Tradition can be a wonderful thing. But right now, college football is not about tradition. It's about realizing that tradition is holding us all back. Those who have made that realization are flourishing. Those who refuse are dying.
Let me put it this way...you may find yourselves coming to a decision about a particular thing. One on hand, the smart financial decision takes you one direction. On the other hand, the traditional way of doing things takes you in the other direction.
Here's what you do...TAKE THE FIRST F***ING ROAD AND WORRY ABOUT YOUR STUPID F***ING TRADITIONS LATER.

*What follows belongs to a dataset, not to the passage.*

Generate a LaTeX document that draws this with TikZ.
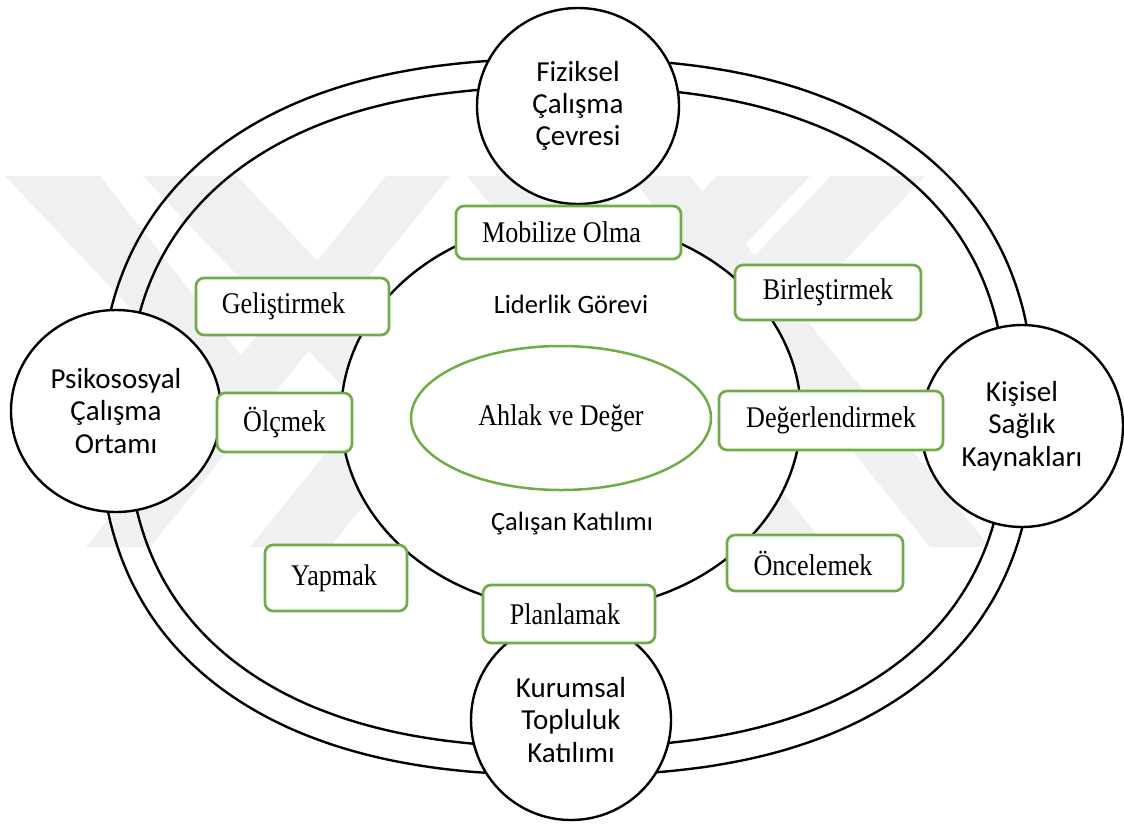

"Yeah but we always play that game on the 3rd Saturday of that month. It's tradition. It's how it's always been done." Great. Fantastic. Good for you. Guess what? No one gives a f***. Especially if protecting the date of a game is the kind of thing that keeps the rest of us from maintaining our status.
You wanna complain about how college sports is a business now? Cool story, bro. Go stand over there and complain while the rest of us try to save our collective asses in 2012 instead of pretending it's still 1985.
Of course, there's a chance all of this could blow over and we'll all move forward, happy-go-lucky with our money AND our traditions. But you and I know better. If it doesn't happen this year, it will happen eventually. All those 12-team conferences will start looking for 13th and 14th members. The ranks of the big conferences will close in around one another as they try to preserve their claim on all that money. And if it means six becomes five and five becomes four in order to protect the pie, so be it. Majority rules.
And if I'm going to end up in the minority, it sure as hell better not be because someone was worried about protecting their f***ing traditions. Cause if you end up on the outside looking in when all of this is over...guess what...now you don't have any.